El altruista del mal actúa sinqueriendo, una intersección de motivaciones que escapa a la rigidez de la lógica. De ahí la dificultad de teorizarlo y categorizarlo. En su deconstrucción es inevitable la presencia del oxímoron. No hay maldad en su acción, sino que el interés es un desinterés (otro oxímoron) que le procura amenidad y que causa un mal. Estaríamos delante de la volubilidad y la contingencia del mal. El altruista del mal realizó su acción como podía no haberla realizado. Probablemente ni él sepa discernir por qué la llevó a cabo, pero esta incapacidad no obstaculiza la posesión de cierta conciencia sobre ella para encontrarla amena. Es el distanciamiento sobre el motivo último del desembolso de su acción lo que nos desconcierta. La volatilidad de la motivación de su acto nos arroja a la perplejidad. A la banalización del mal signada por Hanna Arendt (hacer rutinariamente el mal por una obediencia debida en la que no hay espacio para el pensar ni el sentir, un acto burócrata respaldado o condonado por una heteronomía incuestionada e institucional y por tanto exento de compasión, como ratificaron los experimentos de Stanley Milgram), y al mal radical (relacionado con una ideología que relee como superfluo y prescindible al individuo y cuyos perpetradores a fuerza de rutinizar el mal lo acaban trivializando y convirtiendo a los espectadores en «corresponsables irresponsables», según terminología de Arendt), habría que añadir la gratuidad del mal, o la aleatoriedad del mal.

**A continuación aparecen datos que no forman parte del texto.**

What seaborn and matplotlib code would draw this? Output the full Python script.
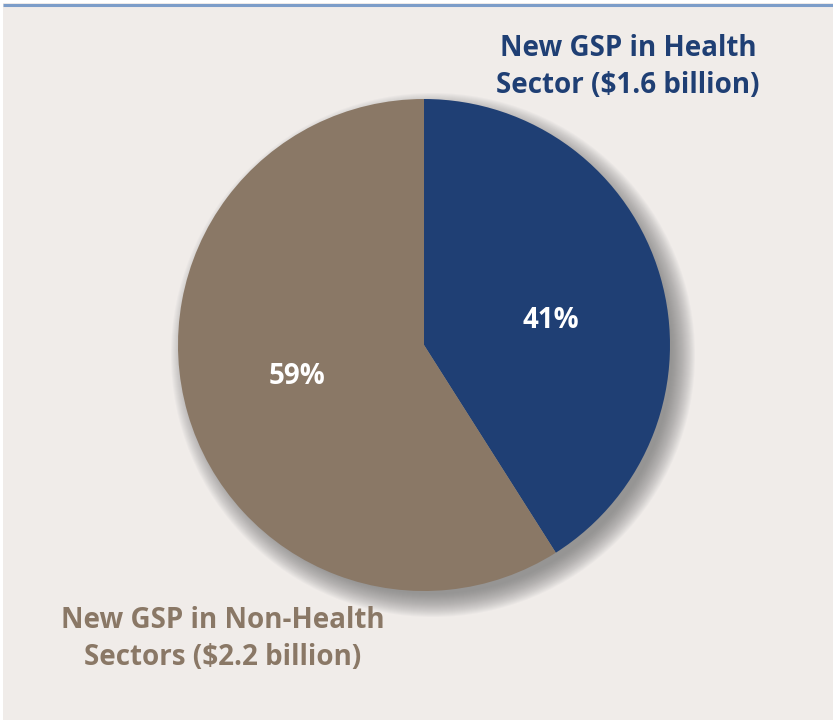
import matplotlib
matplotlib.use("Agg")
import matplotlib.pyplot as plt
import seaborn as sns
from matplotlib.patches import Circle, Rectangle

sns.set_theme(style="white")
plt.rcParams['font.family'] = ['Open Sans', 'DejaVu Sans']

# Data
categories = ["New GSP in Health\nSector ($1.6 billion)", "New GSP in Non-Health\nSectors ($2.2 billion)"]
shares = [41, 59]
pct_labels = ["41%", "59%"]
colors = ["#1F3F74", "#8A7866"]

W, H = 833, 721
fig = plt.figure(figsize=(W / 100, H / 100), dpi=100)
fig.patch.set_facecolor("white")
ax = fig.add_axes([0, 0, 1, 1])
ax.set_xlim(0, W)
ax.set_ylim(0, H)
ax.set_aspect("equal")
ax.axis("off")

bg = "#F0ECE9"
ax.add_patch(Rectangle((3, 1), W - 3, H - 4, facecolor=bg, edgecolor="none", zorder=0))
ax.plot([3, W], [H - 4.5, H - 4.5], color="#7C9DC9", lw=2.2, zorder=1, solid_capstyle="butt")

cx, cy, r = 424, H - 345, 246

# soft shadow
for i in range(24):
    rr = r + 16 - i
    ax.add_patch(Circle((cx + 9, cy - 10), rr, facecolor="#6A6A6A", edgecolor="none",
                        alpha=0.04, zorder=2))

wedges, _ = ax.pie(shares, colors=colors, startangle=90, counterclock=False,
                   center=(cx, cy), radius=r, frame=True,
                   wedgeprops=dict(edgecolor="none", zorder=3))
for w in wedges:
    w.set_zorder(3)
ax.set_xlim(0, W)
ax.set_ylim(0, H)
ax.axis("off")

ax.text(551, H - 320, pct_labels[0], color="white", fontsize=20, fontweight="bold",
        ha="center", va="center", zorder=5)
ax.text(297, H - 377, pct_labels[1], color="white", fontsize=20, fontweight="bold",
        ha="center", va="center", zorder=5)

ax.text(628, H - 67, categories[0], color=colors[0], fontsize=20, fontweight="bold",
        ha="center", va="center", linespacing=1.38, zorder=5)
ax.text(223, H - 639, categories[1], color=colors[1], fontsize=20, fontweight="bold",
        ha="center", va="center", linespacing=1.38, zorder=5)

fig.savefig("out.png", dpi=100, facecolor="white")
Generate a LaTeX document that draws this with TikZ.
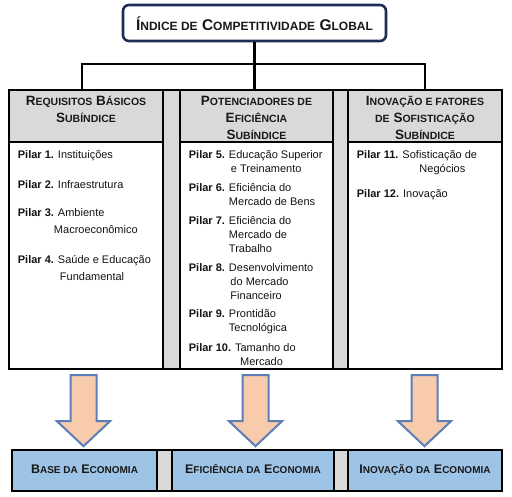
\documentclass[tikz,border=0pt]{standalone}
\usepackage{fontspec}
\setmainfont{Liberation Sans}
\definecolor{hgray}{HTML}{D9D9D9}
\definecolor{navy}{HTML}{1F2D55}
\definecolor{boxblue}{HTML}{9DC3E6}
\definecolor{peach}{HTML}{F8CBAD}
\definecolor{arrblue}{HTML}{5A7EB5}
\newcommand\tsm[1]{{\fontsize{12}{14}\selectfont #1}}
\newcommand\hsm[1]{{\fontsize{10.5}{12}\selectfont #1}}
\newcommand\bsm[1]{{\fontsize{10}{12}\selectfont #1}}
\newcommand\pl[1]{\textbf{Pilar #1.}}
\newenvironment{pitem}{\begin{tabular}[t]{@{}l@{\hspace{4pt}}l@{}}}{\end{tabular}}
\begin{document}
\begin{tikzpicture}[x=1pt,y=-1pt,
  frame/.style={draw=black, line width=2.4pt, fill=hgray, inner sep=0pt},
  hdr/.style={draw=black, line width=2.4pt, fill=hgray, inner sep=0pt},
  bodybox/.style={draw=black, line width=2.4pt, fill=white, inner sep=0pt},
  ecobox/.style={draw=black, line width=2.4pt, fill=boxblue, inner sep=0pt,
     font=\bfseries\fontsize{12.5}{14}\selectfont, text=black!90, text height=6pt, text depth=0pt},
  titlebox/.style={draw=navy, line width=2.6pt, rounded corners=6pt, fill=white,
     font=\bfseries\fontsize{15.5}{17}\selectfont, text=black!90, text height=16pt, text depth=0pt},
  hdrtxt/.style={anchor=base, inner sep=0pt, font=\bfseries\fontsize{13.5}{17}\selectfont, text=black!90},
  itm/.style={anchor=base west, inner sep=0pt, font=\fontsize{11}{14}\selectfont, text=black!92},
  itmw/.style={itm, font=\fontsize{11}{17}\selectfont},
  conn/.style={draw=black, line width=2.8pt},
  bigarr/.style={draw=arrblue, line width=2pt, fill=peach, line join=miter}
]
\useasboundingbox (0,0) rectangle (512,497);

% title
\node[titlebox, minimum width=263pt, minimum height=36pt] (t) at (254.5,23)
  {Í\tsm{NDICE DE} C\tsm{OMPETITIVIDADE} G\tsm{LOBAL}};

% table frame
\node[frame, minimum width=493pt, minimum height=279pt] (fr) at (255.5,229.5) {};

% headers
\node[hdr, minimum width=154pt, minimum height=52pt] (h1) at (86,116) {};
\node[hdr, minimum width=153pt, minimum height=52pt] (h2) at (256.5,116) {};
\node[hdr, minimum width=154pt, minimum height=52pt] (h3) at (425,116) {};

% bodies
\node[bodybox, minimum width=154pt, minimum height=227pt] (b1) at (86,255.5) {};
\node[bodybox, minimum width=153pt, minimum height=227pt] (b2) at (256.5,255.5) {};
\node[bodybox, minimum width=154pt, minimum height=227pt] (b3) at (425,255.5) {};

% header texts
\node[hdrtxt] (ht1) at (86,105.5) {\begin{tabular}[t]{@{}c@{}}R\hsm{EQUISITOS} B\hsm{ÁSICOS}\\ S\hsm{UBÍNDICE}\end{tabular}};
\node[hdrtxt] (ht2) at (256.5,105.5) {\begin{tabular}[t]{@{}c@{}}P\hsm{OTENCIADORES DE}\\ E\hsm{FICIÊNCIA}\\ S\hsm{UBÍNDICE}\end{tabular}};
\node[hdrtxt] (ht3) at (425,105.5) {\begin{tabular}[t]{@{}c@{}}I\hsm{NOVAÇÃO E FATORES}\\ \hsm{DE} S\hsm{OFISTICAÇÃO}\\ S\hsm{UBÍNDICE}\end{tabular}};

% connectors
\coordinate (bar) at (0,64);
\draw[conn] (t.south) -- (t.south |- h2.north);
\draw[conn] ([xshift=-4pt]h1.north) -- ([xshift=-4pt]h1.north |- bar) -- (h3.north |- bar) -- (h3.north);

% column 1 items
\node[itmw] (p1) at (17.7,159) {\begin{pitem}\pl{1} & Instituições\end{pitem}};
\node[itmw] (p2) at (17.7,188.5) {\begin{pitem}\pl{2} & Infraestrutura\end{pitem}};
\node[itmw] (p3) at (17.7,217) {\begin{pitem}\pl{3} & Ambiente\\ & \hspace*{-4pt}Macroeconômico\end{pitem}};
\node[itmw] (p4) at (17.7,263.5) {\begin{pitem}\pl{4} & Saúde e Educação\\ & \hspace*{2pt}Fundamental\end{pitem}};

% column 2 items
\node[itm] (p5) at (188.7,158.5) {\begin{pitem}\pl{5} & Educação Superior\\ & \hspace*{2pt}e Treinamento\end{pitem}};
\node[itm] (p6) at (188.7,192) {\begin{pitem}\pl{6} & Eficiência do\\ & Mercado de Bens\end{pitem}};
\node[itm] (p7) at (188.7,225) {\begin{pitem}\pl{7} & Eficiência do\\ & Mercado de\\ & Trabalho\end{pitem}};
\node[itm] (p8) at (188.7,271.5) {\begin{pitem}\pl{8} & Desenvolvimento\\ & \hspace*{1.5pt}do Mercado\\ & \hspace*{1.5pt}Financeiro\end{pitem}};
\node[itm] (p9) at (188.7,318) {\begin{pitem}\pl{9} & Prontidão\\ & Tecnológica\end{pitem}};
\node[itm] (p10) at (188.7,351.5) {\begin{pitem}\pl{10} & Tamanho do\\ & \hspace*{5pt}Mercado\end{pitem}};

% column 3 items
\node[itm] (p11) at (356.7,158.5) {\begin{pitem}\pl{11} & Sofisticação de\\ & \hspace*{17pt}Negócios\end{pitem}};
\node[itm] (p12) at (356.7,197.5) {\begin{pitem}\pl{12} & Inovação\end{pitem}};

% bottom row
\node[frame, minimum width=490pt, minimum height=41pt] (fr2) at (257,470.5) {};
\node[ecobox, minimum width=145pt, minimum height=41pt] (e1) at (84.5,470.5) {B\bsm{ASE DA} E\bsm{CONOMIA}};
\node[ecobox, minimum width=162pt, minimum height=41pt] (e2) at (253,470.5) {E\bsm{FICIÊNCIA DA} E\bsm{CONOMIA}};
\node[ecobox, minimum width=154pt, minimum height=41pt] (e3) at (425,470.5) {I\bsm{NOVAÇÃO DA} E\bsm{CONOMIA}};

% block arrows
\draw[bigarr] ([xshift=-2.5pt,yshift=-5pt]b1.south) -- ++(-13,0) -- ++(0,46) -- ++(-13.5,0) -- ++(26.5,25) -- ++(26.5,-25) -- ++(-13.5,0) -- ++(0,-46) -- cycle;
\draw[bigarr] ([xshift=-1pt,yshift=-5pt]b2.south) -- ++(-13,0) -- ++(0,46) -- ++(-13.5,0) -- ++(26.5,25) -- ++(26.5,-25) -- ++(-13.5,0) -- ++(0,-46) -- cycle;
\draw[bigarr] ([xshift=-0.5pt,yshift=-5pt]b3.south) -- ++(-13,0) -- ++(0,46) -- ++(-13.5,0) -- ++(26.5,25) -- ++(26.5,-25) -- ++(-13.5,0) -- ++(0,-46) -- cycle;
\end{tikzpicture}
\end{document}
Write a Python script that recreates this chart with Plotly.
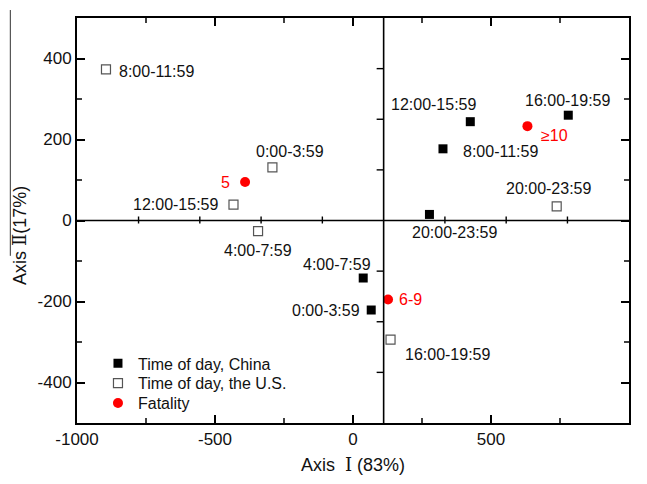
import plotly.graph_objects as go

# ---- data ----
china_labels = ["0:00-3:59", "4:00-7:59", "8:00-11:59", "12:00-15:59", "16:00-19:59", "20:00-23:59"]
china_x = [66, 37, 326, 425, 780, 277]
china_y = [-221, -142, 177, 244, 260, 15]

us_labels = ["0:00-3:59", "4:00-7:59", "8:00-11:59", "12:00-15:59", "16:00-19:59", "20:00-23:59"]
us_x = [-292, -344, -895, -433, 136, 738]
us_y = [131, -26, 373, 39, -294, 35]

fatal_labels = ["5", "6-9", "\u226510"]
fatal_x = [-391, 127, 632]
fatal_y = [95, -195, 233]

x_ticks = [-1000, -500, 0, 500, 1000]
x_tick_text = ["-1000", "-500", "0", "500", "1000"]
x_minor = [-750, -250, 250, 750]
y_ticks = [-400, -200, 0, 200, 400]
y_tick_text = ["-400", "-200", "0", "200", "400"]
y_minor = [-300, -100, 100, 300]

# position of the inner cross axes
cross_x = 111
cross_y = 0

# ---- label placement (style) ----
china_pos = [("right", -9, 0), ("center", -26, 14), ("left", 18, -3),
             ("center", -36, 17), ("center", 0, 15), ("center", 26, -18)]
us_pos = [("center", 18, 16), ("center", 0, -19), ("left", 11, -2),
          ("right", -12, 0), ("left", 12, -15), ("center", -8, 18)]
fatal_pos = [("right", -13, 0), ("left", 9, 0), ("left", 12, -9)]

FONT = "Liberation Sans, Arial, sans-serif"
ROMAN = "<span style=\"font-family:'DejaVu Serif'\">%s</span>"
RED = "#ff0000"
TXT = "#111111"

fig = go.Figure()
fig.add_trace(go.Scatter(x=china_x, y=china_y, mode="markers", name="Time of day, China",
                         legend="legend",
                         marker=dict(symbol="square", size=9, color="black",
                                     line=dict(width=0))))
fig.add_trace(go.Scatter(x=us_x, y=us_y, mode="markers", name="Time of day, the U.S.",
                         legend="legend2",
                         marker=dict(symbol="square-open", size=9, color="#555555",
                                     line=dict(width=1.2))))
fig.add_trace(go.Scatter(x=fatal_x, y=fatal_y, mode="markers", name="Fatality",
                         legend="legend3",
                         marker=dict(symbol="circle", size=10, color=RED,
                                     line=dict(width=0))))

annotations = []
def add_labels(xs, ys, labels, pos, color):
    for x, y, t, (anc, dx, dy) in zip(xs, ys, labels, pos):
        annotations.append(dict(x=x, y=y, xref="x", yref="y", text=t, showarrow=False,
                                xanchor=anc, yanchor="middle", xshift=dx, yshift=dy,
                                font=dict(family=FONT, size=16, color=color)))

add_labels(china_x, china_y, china_labels, china_pos, TXT)
add_labels(us_x, us_y, us_labels, us_pos, TXT)
add_labels(fatal_x, fatal_y, fatal_labels, fatal_pos, RED)

# y-axis title placed as annotation
annotations.append(dict(x=-0.103, y=0.462, xref="paper", yref="paper",
                        text="Axis " + ROMAN % "\u2161" + "(17%)", textangle=-90,
                        showarrow=False, xanchor="center", yanchor="middle",
                        font=dict(family=FONT, size=18, color=TXT)))

shapes = []
# inner cross lines
shapes.append(dict(type="line", xref="x", yref="paper", x0=cross_x, x1=cross_x, y0=0, y1=1,
                   line=dict(color="black", width=1.6)))
shapes.append(dict(type="line", xref="paper", yref="y", x0=0, x1=1, y0=cross_y, y1=cross_y,
                   line=dict(color="black", width=1.6)))
# ticks on the horizontal cross line (every 222 units, offset by 111)
for k in range(-4, 4):
    tx = 111 + 222 * k
    if tx == cross_x:
        continue
    shapes.append(dict(type="line", xref="x", yref="y", ysizemode="pixel", yanchor=cross_y,
                       x0=tx, x1=tx, y0=-3, y1=4, line=dict(color="black", width=1.4)))
# ticks on the vertical cross line (every 125 units)
for k in [-3, -2, -1, 1, 2, 3]:
    ty = 125 * k
    shapes.append(dict(type="line", xref="x", yref="y", xsizemode="pixel", xanchor=cross_x,
                       x0=-7, x1=0, y0=ty, y1=ty, line=dict(color="black", width=1.4)))
# minor ticks on the frame (inside, bottom/top/left/right)
MINLEN = 5
for mx in x_minor:
    shapes.append(dict(type="line", xref="x", yref="paper", ysizemode="pixel", yanchor=0,
                       x0=mx, x1=mx, y0=0, y1=MINLEN, line=dict(color="black", width=1.5)))
    shapes.append(dict(type="line", xref="x", yref="paper", ysizemode="pixel", yanchor=1,
                       x0=mx, x1=mx, y0=-MINLEN, y1=0, line=dict(color="black", width=1.5)))
for my in y_minor:
    shapes.append(dict(type="line", xref="paper", yref="y", xsizemode="pixel", xanchor=0,
                       x0=0, x1=MINLEN, y0=my, y1=my, line=dict(color="black", width=1.5)))
    shapes.append(dict(type="line", xref="paper", yref="y", xsizemode="pixel", xanchor=1,
                       x0=-MINLEN, x1=0, y0=my, y1=my, line=dict(color="black", width=1.5)))
# stray overline artifact near the y title
shapes.append(dict(type="line", xref="paper", yref="paper", x0=-0.1208, x1=-0.1208,
                   y0=1.0197, y1=0.4128, line=dict(color="#333333", width=1), layer="above"))

axis_common = dict(showgrid=False, zeroline=False, showline=True, linecolor="black",
                   linewidth=2, mirror="ticks", ticks="inside", ticklen=8, tickwidth=1.5,
                   tickcolor="black", tickfont=dict(family=FONT, size=17, color=TXT))

legend_common = dict(x=0.038, xanchor="left", yanchor="top", bgcolor="rgba(0,0,0,0)",
                     font=dict(family=FONT, size=16, color=TXT), itemwidth=30)

fig.update_layout(
    width=647, height=484,
    margin=dict(l=77, r=18, t=18, b=59),
    plot_bgcolor="white", paper_bgcolor="white",
    font=dict(family=FONT, color=TXT),
    xaxis=dict(range=[-1000, 1000], tickmode="array", tickvals=x_ticks, ticktext=x_tick_text,
               title=dict(text="Axis  " + ROMAN % "\u2160" + " (83%)", standoff=10,
                          font=dict(family=FONT, size=18, color=TXT)),
               **axis_common),
    yaxis=dict(range=[-500, 500], tickmode="array", tickvals=y_ticks, ticktext=y_tick_text,
               **axis_common),
    legend=dict(y=0.1892, **legend_common),
    legend2=dict(y=0.1400, **legend_common),
    legend3=dict(y=0.0909, **legend_common),
    showlegend=True,
    annotations=annotations,
    shapes=shapes,
)

fig.write_html("out.html")
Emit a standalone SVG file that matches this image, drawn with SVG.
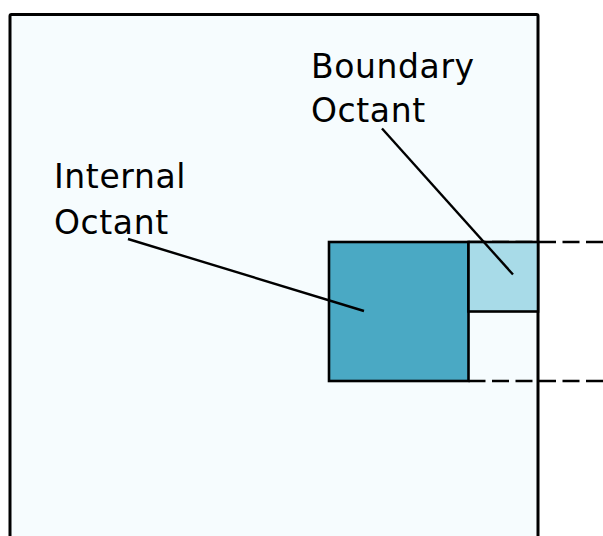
<svg xmlns="http://www.w3.org/2000/svg" width="603" height="536" viewBox="0 0 603 536">
  <style>
    .label { font-family: "DejaVu Sans", "Noto Sans", sans-serif; font-size: 33px; letter-spacing: 0.6px; fill: #000; }
    .edge { stroke: #000; stroke-width: 2.4; fill: none; }
    .dash { stroke: #000; stroke-width: 2.6; fill: none; stroke-dasharray: 17 6.5; }
  </style>
  <rect width="603" height="536" fill="#ffffff"/>

  <!-- parent cell -->
  <g id="domain">
    <rect x="10" y="14.5" width="528" height="540" rx="1.5" fill="#f6fcfe" stroke="#000" stroke-width="3"/>
  </g>

  <!-- neighbour extent -->
  <g id="neighbour-extent">
    <line class="dash" x1="468.5" y1="242" x2="603" y2="242"/>
    <line class="dash" x1="468.5" y1="381" x2="603" y2="381"/>
  </g>

  <g id="internal-octant">
    <rect x="329" y="242" width="139.5" height="139" fill="#4aa9c4" stroke="#000" stroke-width="2.6"/>
  </g>

  <g id="boundary-octant">
    <rect x="468.5" y="242" width="69.5" height="69.5" fill="#a8dbe8" stroke="#000" stroke-width="2.6"/>
  </g>

  <!-- callout leaders -->
  <g id="connectors">
    <line class="edge" x1="382" y1="128.5" x2="513" y2="274.5"/>
    <line class="edge" x1="128" y1="239" x2="364" y2="311"/>
  </g>

  <g id="label-boundary">
    <text class="label" x="311" y="77.5">Boundary</text>
    <text class="label" x="311" y="122">Octant</text>
  </g>
  <g id="label-internal">
    <text class="label" x="54" y="187.5">Internal</text>
    <text class="label" x="54" y="233.5">Octant</text>
  </g>
</svg>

Carlo Maria Cipolla estableció una teoría de la estupidez basada en puros criterios económicos de beneficio y pérdida que nos pueden ayudar a entender mejor el altruismo del mal. En su opúsculo Allegro man non troppo  elaboró una taxonomía del repertorio conductual según las dos variables anteriores. El inteligente es aquel que obtiene un beneficio privado con su acción y simultáneamente la reverberación de su acto logra ensanchar el beneficio común. Precisamente esta lógica es la que me inspiró a vindicar que la bondad es el punto más elevado de la inteligencia. El incauto es el que beneficia a los demás y se perjudica a sí mismo (aquí también se puede encuadrar al buenazo o primo, que es aquel que en entornos descarnadamente competitivos en los que los agentes buscan su beneficio exclusivo, él siempre actúa conforme al bien común, por eso en el lenguaje coloquial se propende a identificar al bondadoso con el tonto).  El malvado perjudica a los demás y se beneficia a sí mismo. Y nos queda el estúpido. La definición de estupidez que esgrime Cipolla conexiona en cierta medida con la que podríamos emplear para el altruista maligno: «Una persona es estúpida si causa daño a otras personas o grupo de personas sin obtener ella ganancia personal alguna, o, incluso peor, provocándose daño a sí misma en el proceso». El estúpido perjudica a los demás, pero también a sí mismo, aunque es tan estúpido que no lo ve, o encuentra complacencia en ello.  Para un cerebro sano, por continuar con los términos de Davidson, es algo incomprensible, pero es que la estupidez, cuando se presenta como tara en estado puro, escapa a la ininteligibilidad racional. Si comprendiéramos la estupidez, entonces no sería estupidez. El altruista del mal comparte filiación con el estúpido, pero es menos estúpido que él, puesto que por definición los demás son el monopolio de su altruismo negativo. El altruista malévolo estropea con su acción al otro o algo del otro, pero no a sí mismo. No es tan estúpido, tampoco tan malvado, ni tan incauto, pero ni muchísimo menos es inteligente. En su indefinición descansa su definición.